Quizá no sea adecuado –o al menos natural– tener choques entre equipos de la misma ciudad en plena Champions League. Máxime, si estos se han visto las caras seis veces ya en lo que va de la presente temporada y otras cinco en la anterior. En el mejor de los casos hay tedio y en el peor extenuante fastidio ante el hecho de hallar una y otra vez al mismo rival, como si se tratara de una final de ajedrez (y, aun ahí, en 1984 se suspendió el duelo Karpov-Kasparov tras 48 partidas y seis meses sin ganador).

 

Eso quiso el sorteo y por ello tuvimos el enésimo episodio reciente de la misma rivalidad, palabra que, a la vista de lo sucedido en la ida en el estadio Vicente Calderón, bien podría colarse en la ley química de Lavoisier: “la rivalidad no se crea ni se destruye, sólo se transforma”.

 

Foto Lati_AP

 

Y la transformación es notable; porque los planteles son vastos pero sus principales figuras imprescindibles; porque muchas de ellas estuvieron ausentes o disminuidas en los derbis madrileños de meses atrás; porque la temporada es larga y sus momentos son muchos: en racha colectiva, en condición física, en fortaleza mental, en variantes e inspiración, en técnica y fortuna.

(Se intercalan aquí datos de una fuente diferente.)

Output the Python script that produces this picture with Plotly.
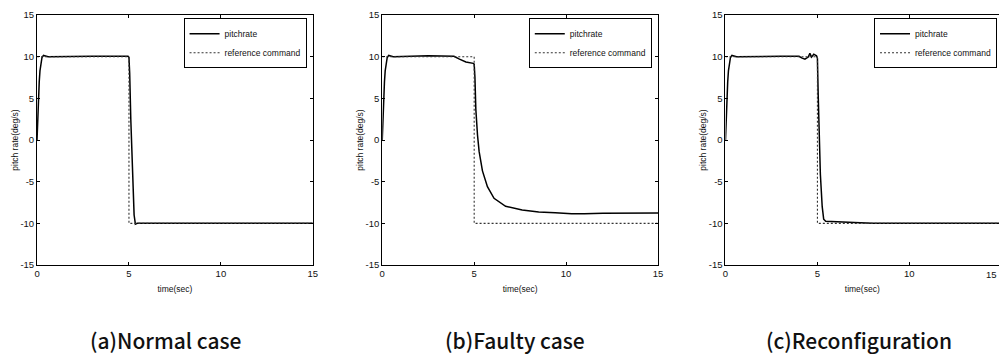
import plotly.graph_objects as go

# ---------------- data ----------------
t_ref = [0, 5, 5, 15]
q_ref = [10, 10, -10, -10]

t_normal = [0, 0.03, 0.07, 0.12, 0.16, 0.22, 0.27, 0.35, 0.45, 0.6, 3.0, 4.95, 5.0, 5.04,
            5.1, 5.2, 5.28, 5.35, 5.45, 6.0, 10.0, 15.0]
q_normal = [0, 2.5, 4.8, 7.0, 8.3, 9.3, 9.9, 10.15, 10.1, 10.0, 10.05, 10.05, 9.9, 8.0,
            2.5, -5.5, -9.0, -10.1, -10.0, -10.0, -10.0, -10.0]

t_faulty = [0, 0.03, 0.07, 0.12, 0.16, 0.22, 0.27, 0.35, 0.45, 0.6, 2.5, 3.9, 4.2, 4.55,
            4.95, 5.0, 5.04, 5.09, 5.18, 5.27, 5.45, 5.72, 6.08, 6.71, 7.61, 8.51, 9.41,
            10.3, 11.0, 12.0, 15.0]
q_faulty = [0, 2.5, 4.8, 7.0, 8.3, 9.3, 9.9, 10.15, 10.1, 10.0, 10.1, 10.05, 9.7, 9.37,
            9.2, 9.1, 7.6, 3.7, 0.6, -1.4, -3.7, -5.6, -7.0, -7.95, -8.4, -8.65, -8.72,
            -8.85, -8.85, -8.8, -8.75]

t_reconf = [0, 0.03, 0.07, 0.12, 0.16, 0.22, 0.27, 0.35, 0.45, 0.6, 3.0, 4.0, 4.14, 4.32,
            4.5, 4.59, 4.68, 4.8, 4.95, 5.0, 5.04, 5.09, 5.16, 5.26, 5.34, 5.45, 5.8, 6.3,
            7.0, 8.0, 15.0]
q_reconf = [0, 2.5, 4.8, 7.0, 8.3, 9.3, 9.9, 10.15, 10.1, 10.0, 10.05, 10.05, 9.85, 9.7,
            9.95, 10.4, 9.95, 10.3, 10.1, 9.8, 5.6, -0.2, -4.1, -8.0, -9.5, -9.75, -9.8,
            -9.8, -9.9, -10.0, -10.0]

panels = [(t_normal, q_normal), (t_faulty, q_faulty), (t_reconf, q_reconf)]
captions = ["(a)Normal case", "(b)Faulty case", "(c)Reconfiguration"]
x_ticks = [0, 5, 10, 15]
y_ticks = [-15, -10, -5, 0, 5, 10, 15]
y_tick_text = ["-15", "-10", "-5", "0", "5", "10", "15"]
series_names = ["pitchrate", "reference command"]

# ---------------- layout geometry (pixels) ----------------
W, H = 1004, 355
x_left_px = [34.3, 382.3, 728.3]
plot_w_px = 278.0
y_top_px, y_bot_px = 9.3, 267.3
legend_right_px = [306, 654, 1002]
caption_x_px = [164, 516, 863]
caption_y_px = 345

SANS = "Liberation Sans Narrow, Liberation Sans, Arial"
TICK_FONT = dict(family=SANS, size=9.5, color="#111")
TITLE_FONT = dict(family=SANS, size=8.5, color="#111")

fig = go.Figure()

layout = dict(
    width=W, height=H,
    margin=dict(l=0, r=0, t=0, b=0),
    paper_bgcolor="white", plot_bgcolor="white",
    showlegend=True,
)

annotations = []
for i, (t, q) in enumerate(panels):
    n = "" if i == 0 else str(i + 1)
    xa, ya = "x" + n, "y" + n
    leg = "legend" + n
    fig.add_trace(go.Scatter(x=t, y=q, mode="lines", name=series_names[0],
                             line=dict(color="black", width=1.5),
                             xaxis=xa, yaxis=ya, legend=leg))
    fig.add_trace(go.Scatter(x=t_ref, y=q_ref, mode="lines", name=series_names[1],
                             line=dict(color="#333", width=1.1, dash="2px,2px"),
                             xaxis=xa, yaxis=ya, legend=leg))

    x0 = x_left_px[i] / W
    x1_px = x_left_px[i] + plot_w_px
    clipped = x1_px > W
    if not clipped:
        dom = [x0, x1_px / W]
        xr = [0, 15]
    else:
        dom = [x0, 1.0]
        xr = [0, 15 * (W - x_left_px[i]) / plot_w_px]
        # last tick label "15" sits at the page edge (kept fully visible)
        annotations.append(dict(text="15", xref="paper", yref="paper",
                                x=1.0, y=1 - (y_bot_px + 2) / H,
                                xanchor="right", yanchor="top", showarrow=False,
                                font=TICK_FONT))

    axis_common = dict(showline=True, linecolor="black", linewidth=1,
                       ticks="inside", ticklen=3, tickwidth=1, tickcolor="black",
                       showgrid=False, zeroline=False, tickfont=TICK_FONT)
    layout["xaxis" + n] = dict(domain=dom, range=xr, anchor=ya, tickvals=x_ticks,
                               mirror="ticks",
                               title=dict(text="time(sec)", font=TITLE_FONT, standoff=7),
                               **axis_common)
    layout["yaxis" + n] = dict(domain=[1 - y_bot_px / H, 1 - y_top_px / H], range=[-15, 15],
                               anchor=xa, tickvals=y_ticks, ticktext=y_tick_text,
                               mirror=False if clipped else "ticks",
                               title=dict(text="pitch rate(deg/s)", font=TITLE_FONT, standoff=0),
                               **axis_common)
    layout[leg] = dict(x=legend_right_px[i] / W, y=1 - 12.7 / H, xanchor="right", yanchor="top",
                       bgcolor="white", bordercolor="black", borderwidth=1,
                       font=dict(family=SANS, size=8.5, color="#111"),
                       tracegroupgap=0)
    annotations.append(dict(text=captions[i], xref="paper", yref="paper",
                            x=caption_x_px[i] / W, y=1 - caption_y_px / H,
                            xanchor="center", yanchor="middle", showarrow=False,
                            font=dict(family="Noto Sans CJK KR, Noto Sans", size=21,
                                      weight=500, color="#111")))

layout["annotations"] = annotations
fig.update_layout(**layout)
fig.write_html("out.html")
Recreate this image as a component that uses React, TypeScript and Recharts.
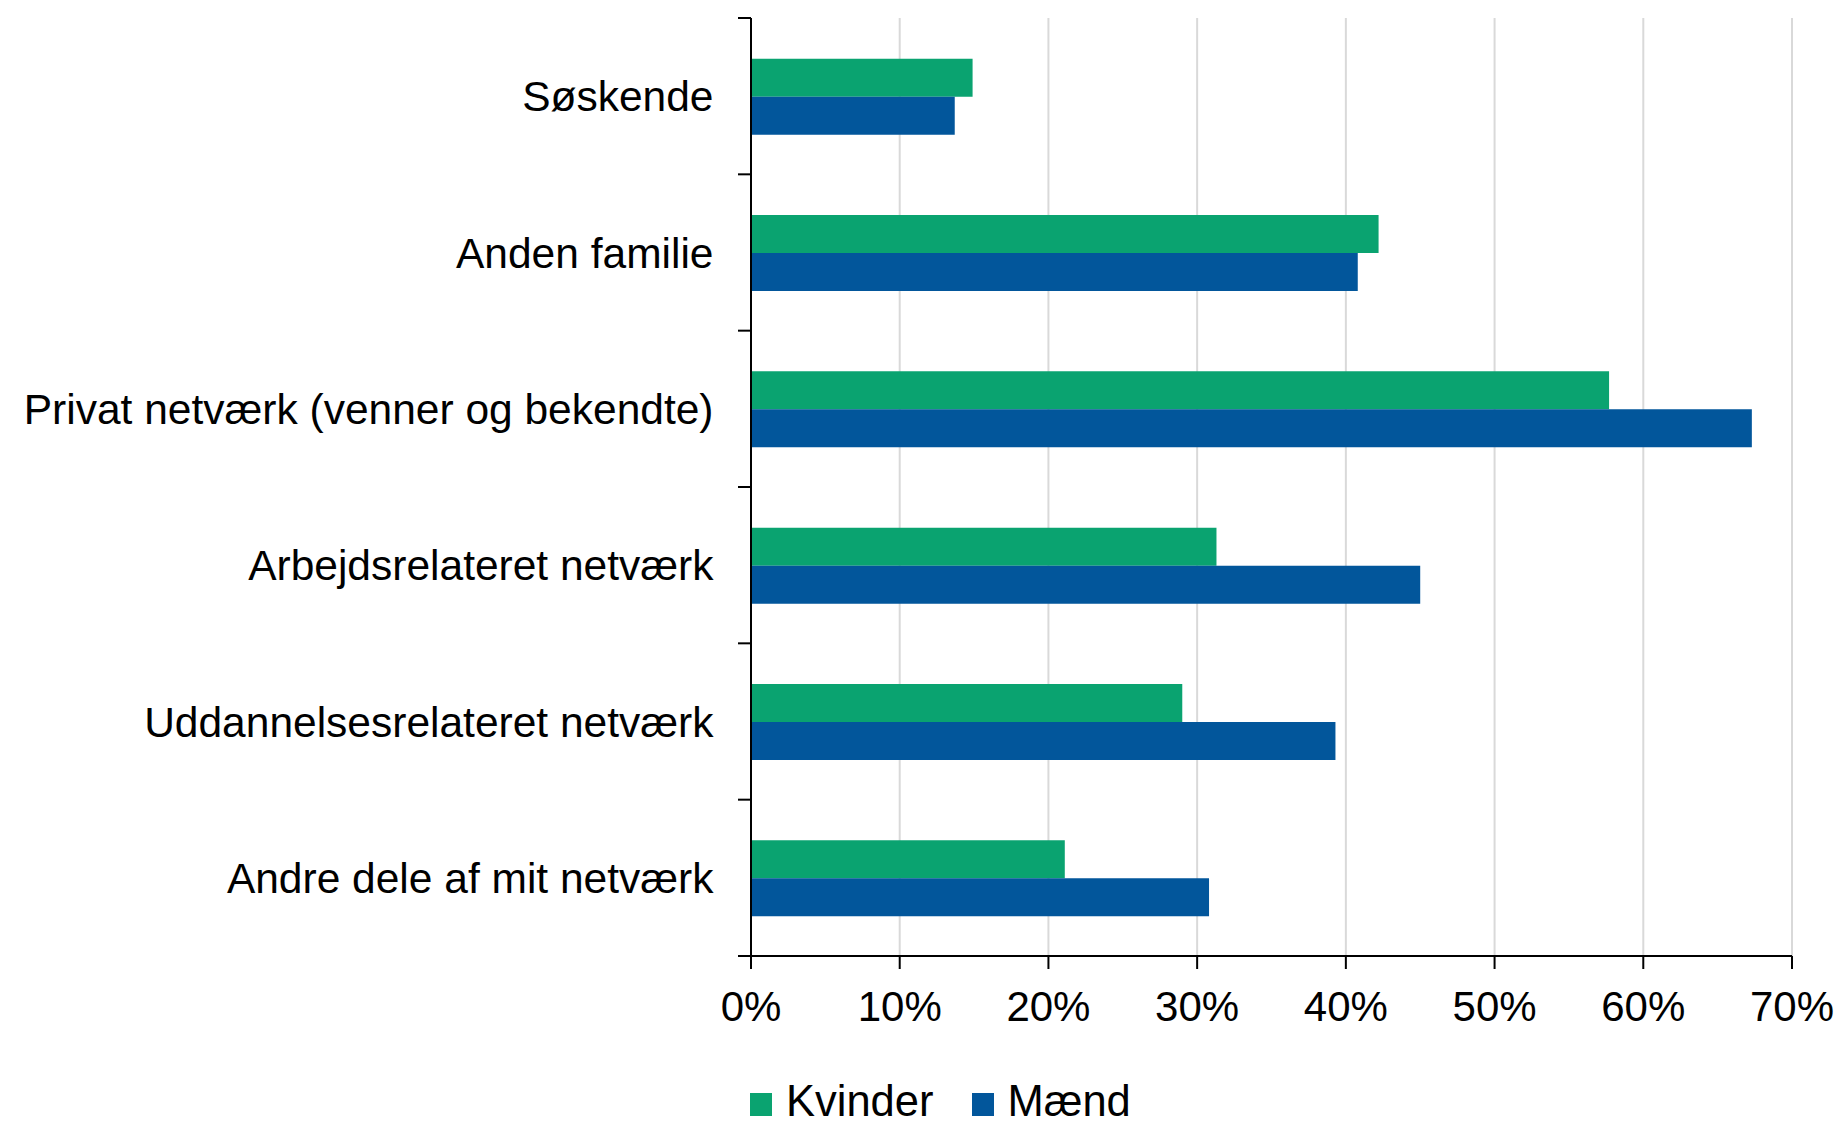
import { BarChart, Bar, XAxis, YAxis, CartesianGrid, Legend } from "recharts";

const categories = [
  "Søskende",
  "Anden familie",
  "Privat netværk (venner og bekendte)",
  "Arbejdsrelateret netværk",
  "Uddannelsesrelateret netværk",
  "Andre dele af mit netværk",
];
const kvinder = [14.9, 42.2, 57.7, 31.3, 29.0, 21.1];
const maend = [13.7, 40.8, 67.3, 45.0, 39.3, 30.8];
const xTicks = [0, 10, 20, 30, 40, 50, 60, 70];

const GREEN = "#0aa370";
const BLUE = "#02569b";
const FONT = "'Liberation Sans', Arial, sans-serif";
const TICK_SIZE = 13;
const TICK_MARGIN = 24.5;

const data = categories.map((name, i) => ({ name, Kvinder: kvinder[i], Mænd: maend[i] }));

const legendItems = [
  { label: "Kvinder", color: GREEN },
  { label: "Mænd", color: BLUE },
];

// Excel style: category ticks sit on the band edges, labels in the middle
function CategoryTick(props: any) {
  const { x, y, payload, index, visibleTicksCount, height } = props;
  const band = height / visibleTicksCount;
  const lx = x + TICK_MARGIN;
  const edges = [y - band / 2];
  if (index === visibleTicksCount - 1) edges.push(y + band / 2);
  return (
    <g>
      {edges.map((ey, k) => (
        <line key={k} x1={lx} x2={lx + TICK_SIZE} y1={ey} y2={ey} stroke="#000" strokeWidth={2} />
      ))}
      <text x={x} y={y} dy="0.355em" textAnchor="end" fill="#000" fontSize={42.5} fontFamily={FONT}>
        {payload.value}
      </text>
    </g>
  );
}

function LegendBox() {
  return (
    <div style={{ display: "flex", alignItems: "center", fontFamily: FONT, fontSize: 43.5, lineHeight: "36px", color: "#000" }}>
      {legendItems.map((it) => (
        <div key={it.label} style={{ display: "flex", alignItems: "center", marginRight: 38 }}>
          <span style={{ display: "inline-block", width: 22, height: 23, background: it.color, marginRight: 14, marginTop: 6 }} />
          <span>{it.label}</span>
        </div>
      ))}
    </div>
  );
}

export default function App() {
  return (
    <div style={{ position: "absolute", left: 0, top: 0, width: 1840, height: 1125, background: "#fff" }}>
      <BarChart
        width={1840}
        height={1125}
        data={data}
        layout="vertical"
        margin={{ top: 18, right: 48, left: 0, bottom: 0 }}
        barCategoryGap="26%"
        barGap={0}
      >
        <CartesianGrid horizontal={false} stroke="#d9d9d9" strokeWidth={2} />
        <XAxis
          type="number"
          domain={[0, 70]}
          ticks={xTicks}
          tickFormatter={(v) => `${v}%`}
          height={133}
          tickSize={TICK_SIZE}
          tickMargin={22}
          axisLine={{ stroke: "#000", strokeWidth: 2 }}
          tickLine={{ stroke: "#000", strokeWidth: 2 }}
          tick={{ fill: "#000", fontSize: 42, fontFamily: FONT }}
        />
        <YAxis
          type="category"
          dataKey="name"
          width={751}
          axisLine={{ stroke: "#000", strokeWidth: 2 }}
          tickLine={false}
          tickSize={TICK_SIZE}
          tickMargin={TICK_MARGIN}
          interval={0}
          tick={<CategoryTick />}
        />
        <Legend
          verticalAlign="bottom"
          content={() => <LegendBox />}
          wrapperStyle={{ top: 1083, left: 750, bottom: "auto", width: "auto" }}
        />
        <Bar dataKey="Kvinder" fill={GREEN} isAnimationActive={false} />
        <Bar dataKey="Mænd" fill={BLUE} isAnimationActive={false} />
      </BarChart>
    </div>
  );
}
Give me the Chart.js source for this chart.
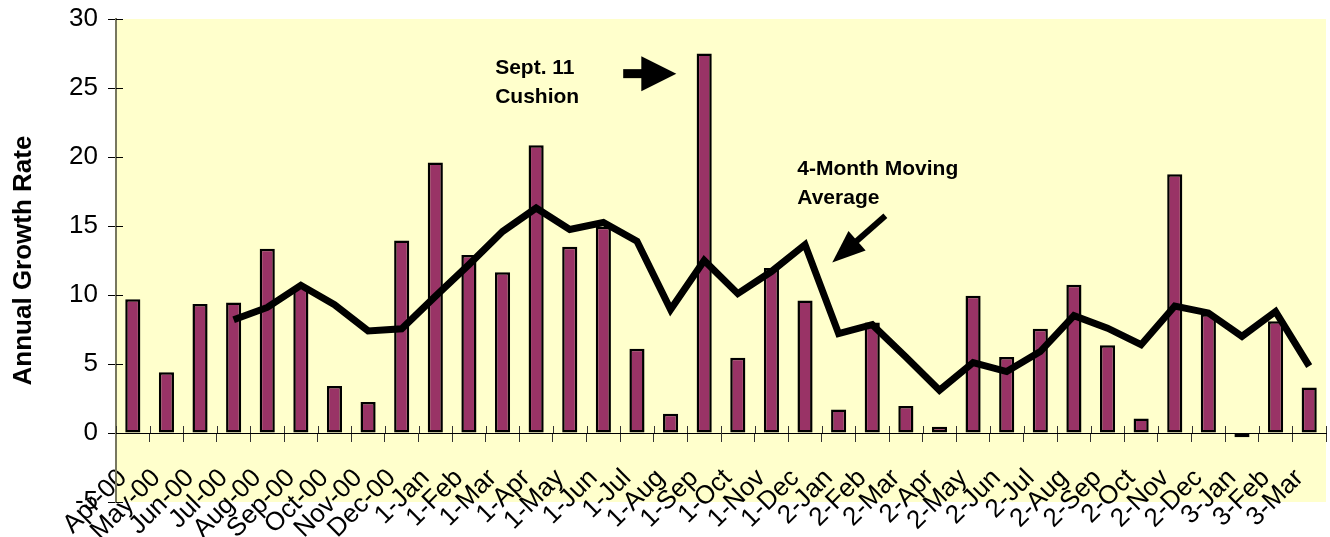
<!DOCTYPE html>
<html>
<head>
<meta charset="utf-8">
<script src="https://cdn.jsdelivr.net/npm/chart.js@4"></script>
<style>
  html, body { margin: 0; padding: 0; background: #fff; }
  #wrap { width: 1330px; height: 537px; }
</style>
</head>
<body>
<div id="wrap"><canvas id="chart" width="1330" height="537"></canvas></div>
<script>
var months = ["Apr-00", "May-00", "Jun-00", "Jul-00", "Aug-00", "Sep-00", "Oct-00", "Nov-00", "Dec-00",
  "1-Jan", "1-Feb", "1-Mar", "1-Apr", "1-May", "1-Jun", "1-Jul", "1-Aug", "1-Sep", "1-Oct", "1-Nov", "1-Dec",
  "2-Jan", "2-Feb", "2-Mar", "2-Apr", "2-May", "2-Jun", "2-Jul", "2-Aug", "2-Sep", "2-Oct", "2-Nov", "2-Dec",
  "3-Jan", "3-Feb", "3-Mar"];

var growth = [9.7, 4.4, 9.35, 9.45, 13.35, 10.6, 3.4, 2.25, 13.95,
  19.6, 12.9, 11.65, 20.85, 13.5, 14.95, 6.1, 1.4, 27.5, 5.45, 11.95, 9.6,
  1.7, 8.0, 1.95, 0.45, 9.95, 5.5, 7.55, 10.75, 6.35, 1.05, 18.75, 8.6,
  -0.3, 8.1, 3.3];

var movingAvg = [null, null, null, 8.2, 9.1, 10.7, 9.3, 7.4, 7.55,
  9.9, 12.2, 14.6, 16.3, 14.75, 15.25, 13.9, 8.95, 12.5, 10.1, 11.7, 13.65,
  7.2, 7.85, 5.5, 3.1, 5.1, 4.45, 5.9, 8.5, 7.6, 6.4, 9.2, 8.7,
  7.0, 8.8, 4.85];

var yTicks = [-5, 0, 5, 10, 15, 20, 25, 30];

// notes placed in data units (category index, value)
var notes = [
  { lines: ["Sept. 11", "Cushion"], x: 10.78, y: 27.2 },
  { lines: ["4-Month Moving", "Average"], x: 19.77, y: 19.85 }
];
var arrows = [
  { from: [14.59, 26.04], to: [16.17, 26.04], kind: "block" },
  { from: [22.39, 15.74], to: [20.81, 12.36], kind: "thin" }
];

var FONT = "'Liberation Sans', Arial, sans-serif";

var plotBg = {
  id: "plotBg",
  beforeDraw: function (chart) {
    var a = chart.chartArea, ctx = chart.ctx;
    ctx.save();
    ctx.fillStyle = "#FFFFCC";
    ctx.fillRect(a.left, a.top, a.right - a.left, a.bottom - a.top);
    ctx.restore();
  }
};

// short inner halves of the tick marks (Excel draws them crossing the axis)
var innerTicks = {
  id: "innerTicks",
  afterDraw: function (chart) {
    var ctx = chart.ctx, xs = chart.scales.x, ys = chart.scales.y;
    var y0 = ys.getPixelForValue(0);
    ctx.save();
    ctx.lineWidth = 1;
    ctx.strokeStyle = "#333";
    for (var i = 0; i <= months.length; i++) {
      var px = Math.round(xs.getPixelForValue(i - 0.5)) + 0.5;
      ctx.beginPath();
      ctx.moveTo(px, y0);
      ctx.lineTo(px, y0 - 7);
      ctx.stroke();
    }
    ctx.strokeStyle = "#000";
    yTicks.forEach(function (v) {
      var py = Math.round(ys.getPixelForValue(v)) + 0.5;
      ctx.beginPath();
      ctx.moveTo(chart.chartArea.left, py);
      ctx.lineTo(chart.chartArea.left + 7, py);
      ctx.stroke();
    });
    ctx.restore();
  }
};

var annotations = {
  id: "annotations",
  afterDraw: function (chart) {
    var ctx = chart.ctx, xs = chart.scales.x, ys = chart.scales.y;
    ctx.save();
    ctx.fillStyle = "#000";
    ctx.font = "bold 21px " + FONT;
    ctx.textAlign = "left";
    ctx.textBaseline = "top";
    notes.forEach(function (n) {
      var px = xs.getPixelForValue(n.x), py = ys.getPixelForValue(n.y);
      n.lines.forEach(function (t, k) { ctx.fillText(t, px, py + k * 29); });
    });
    arrows.forEach(function (a) {
      var x1 = xs.getPixelForValue(a.from[0]), y1 = ys.getPixelForValue(a.from[1]);
      var x2 = xs.getPixelForValue(a.to[0]), y2 = ys.getPixelForValue(a.to[1]);
      var ang = Math.atan2(y2 - y1, x2 - x1);
      var headLen = a.kind === "block" ? 35 : 33;
      var headHalf = a.kind === "block" ? 17.5 : 13;
      var bx = x2 - headLen * Math.cos(ang), by = y2 - headLen * Math.sin(ang);
      ctx.strokeStyle = "#000";
      ctx.lineWidth = a.kind === "block" ? 9 : 6;
      ctx.lineCap = "butt";
      ctx.beginPath();
      ctx.moveTo(x1, y1);
      ctx.lineTo(bx + 2 * Math.cos(ang), by + 2 * Math.sin(ang));
      ctx.stroke();
      ctx.beginPath();
      ctx.moveTo(x2, y2);
      ctx.lineTo(bx - headHalf * Math.sin(ang), by + headHalf * Math.cos(ang));
      ctx.lineTo(bx + headHalf * Math.sin(ang), by - headHalf * Math.cos(ang));
      ctx.closePath();
      ctx.fill();
    });
    ctx.restore();
  }
};

new Chart(document.getElementById("chart"), {
  type: "bar",
  data: {
    labels: months,
    datasets: [
      {
        type: "line",
        data: movingAvg,
        borderColor: "#000",
        borderWidth: 7,
        pointRadius: 0,
        tension: 0,
        spanGaps: false,
        order: 0
      },
      {
        type: "bar",
        data: growth,
        backgroundColor: "#993366",
        borderColor: "#000",
        borderWidth: 2.5,
        borderSkipped: false,
        categoryPercentage: 1,
        barPercentage: 0.45,
        order: 1
      }
    ]
  },
  options: {
    responsive: false,
    animation: false,
    layout: { padding: { left: 0, right: 4, top: 19, bottom: 35 } },
    plugins: {
      legend: { display: false },
      tooltip: { enabled: false }
    },
    scales: {
      x: {
        position: { y: 0 },
        offset: true,
        afterFit: function (scale) { scale.paddingLeft = 0; scale.paddingRight = 0; },
        grid: {
          display: true,
          drawOnChartArea: false,
          offset: true,
          tickLength: 8,
          color: "#333"
        },
        border: { display: true, color: "#000", width: 1 },
        ticks: {
          autoSkip: false,
          maxRotation: 45,
          minRotation: 45,
          padding: 22,
          labelOffset: -10,
          color: "#000",
          font: { family: FONT, size: 26 }
        }
      },
      y: {
        min: -5,
        max: 30,
        afterBuildTicks: function (scale) {
          scale.ticks = yTicks.map(function (v) { return { value: v }; });
        },
        afterFit: function (scale) {
          scale.width = 116;
          scale.paddingTop = 0;
          scale.paddingBottom = 0;
        },
        grid: {
          display: true,
          drawOnChartArea: false,
          tickLength: 8,
          color: "#000"
        },
        border: { display: true, color: "#77775f", width: 2 },
        ticks: {
          padding: 10,
          color: "#000",
          font: { family: FONT, size: 26 }
        },
        title: {
          display: true,
          text: "Annual Growth Rate",
          color: "#000",
          padding: { top: 8, bottom: 0 },
          font: { family: FONT, size: 26, weight: "bold" }
        }
      }
    }
  },
  plugins: [plotBg, innerTicks, annotations]
});
</script>
</body>
</html>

De ahí que logremos entender cómo lo que finalizó 4-0 colchonero en febrero, para abril tuvo un primer tiempo que pudo ser de 0-4 merengue.

 

La mejor noticia para el Real Madrid ha sido volverse a notar capaz de robarle el medio campo, las ideas y el balón a un equipo especializado en incordiar, en incomodar, en obstruir sus arterias futbolísticas; la peor, que como la última vez que lo logró ante un grande (en el clásico contra el Barcelona) eso no le bastó para mayor premio. Una y otra vez sus ofensivos se estrellaron con un portero, el juvenil esloveno Jan Oblak, que lo detuvo todo.

 

Semejante fluidez de futbol tiene caducidad y la capacidad blanca caducó hacia el último cuarto del cotejo. A partir de entonces, todo lo atlético revistió mayor peligro, aunque, en este caso, sin verdaderamente inquietar a Iker Casillas hasta un remate hacia el minuto final.

 

Un cero por cero que es vaso más vacío que lleno para los dos bandos, explosivo coctel para la vuelta en el Bernabéu. El Atleti no ha logrado sacar ventaja en casa, aunque sabe que todo lo que anote en patio ajeno valdrá el doble. El Madrid ha sobrevivido a un estadio hostil, especie de campo minado en el último año, mas deberá sostener con pinzas y entre algodones (como en laboratorio, con esa perenne materia que es la rivalidad) el delicado encuentro de vuelta.

 

Dice Carlo Ancelotti con ese sonsonete más adecuado para operas que para conferencias de prensa, más para paseo en góndola que para aludir al futbol, que de los peores resultados posibles, éste ha sido el mejor. Curiosa manera de definirlo. La realidad que nadie podrá negar es que por delante hay demasiado sufrimiento, un exceso para quienes traen a cuestas tan pesada temporada y ya siete derbis.

 

Quizá alguna parte de los dos contendientes fantasea con el ingreso de un dirigente del ajedrez a mitad de la vuelta para decirles que, como con Karpov y Kasparov en 1984, esto se ha suspendido por agotamiento y se pueden retirar en paz. Sucede que incluso con esa medida, todos, como en su momento los dos grandes maestros rusos, se irían frustrados: porque todos están convencidos tras la ida de que pueden vencer.